Residing in a small temple
in the middle of sparse
vegetation where Banyan
and Palmyrah trees
render life, where silence
rules with dignity.

Ayyanar is powerful
shows ruthlessness
when he hears lies,
sees impostors, and burglars.
Other deities
who stay with him extend
an aura of strength.

A long narrow winding roads
to the sanctum signals a feel
of eerie.The devotee walks in
carries tender coconuts, milk,
curd, honey, fruit, garlands,
and flowers to honour Ayyanar.

The priest is a local herdsman
ignorant and innocent, conducts
the pooja with diligence.
and dedication, Chanting
of mantras and hymns do not
take place.

Most times the priest
turns possessed. He shouts
cries hoarse and dances.
Those around grow ecstatic
rush to hear his words. Belief
being Ayyanar speaks through him.

The worship turns impressive.
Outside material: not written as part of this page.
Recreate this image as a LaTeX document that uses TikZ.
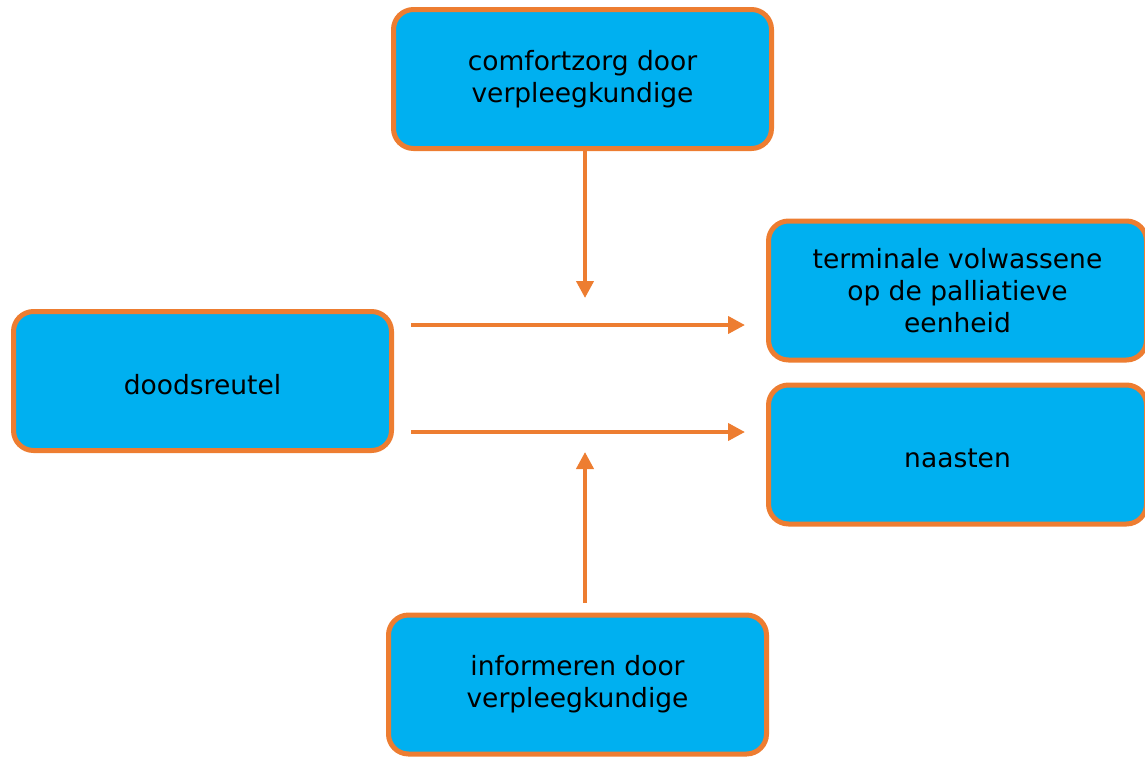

Simple
and conversation like the prayers
take place. The gathering disperses
after receiving the blessings.
An experience quaint and special.
Ayyanar is left alone in the place
to the hoot of owls.
meenas17

BobBradshaw
Posts: 2683
Joined: 03 Jun 2016, 21:03

Re: Kadaneri Ayyanar

#2 Post by BobBradshaw » 19 Jul 2019, 22:13

I like many of the details, as here:

Residing in a small temple
in the middle of sparse
vegetation where Banyan
and Palmyrah trees
render life

but the poem would be better if you trimmed out the telling lines, and left the details to render the emotions....an example of telling:

An experience quaint and special

As I said, many good lines in this poem....

example of good details:
The devotee walks in
carries tender coconuts, milk,
curd, honey, fruit, garlands,
and flowers

capricorn
Posts: 382
Joined: 21 Sep 2017, 23:23

Re: Kadaneri Ayyanar

#3 Post by capricorn » 19 Jul 2019, 22:35

You have the bones of a good poem here, Meena, but as Bob says it needs a good trim back.
I too like these lines

Residing in a small temple
in the middle of sparse
vegetation where Banyan
and Palmyrah trees
render life

I look forward to any revisions you make.
Eira

meenas17
Posts: 822
Joined: 23 Mar 2014, 11:27

Re: Kadaneri Ayyanar

#4 Post by meenas17 » 20 Jul 2019, 07:03

I will cut those telling lines as suggested by you Bob.
Thanks .
meenas17

meenas17
Posts: 822
Joined: 23 Mar 2014, 11:27

Re: Kadaneri Ayyanar

#5 Post by meenas17 » 20 Jul 2019, 07:04

Eira,

If trimming could make the poem better I will do in the revision .
meenas17

Kenneth2816
Posts: 1619
Joined: 01 Jun 2008, 09:17

Re: Kadaneri Ayyanar

#6 Post by Kenneth2816 » 21 Jul 2019, 22:17

Once again, an intriguing poem. I looked him up saw many photos. You want to correct physic with physique.

meenas17
Posts: 822
Joined: 23 Mar 2014, 11:27

Re: Kadaneri Ayyanar

#7 Post by meenas17 » 22 Jul 2019, 18:27

I visited the temple a few days back, Ken.I
Tried to bring the feel I experienced in this poem.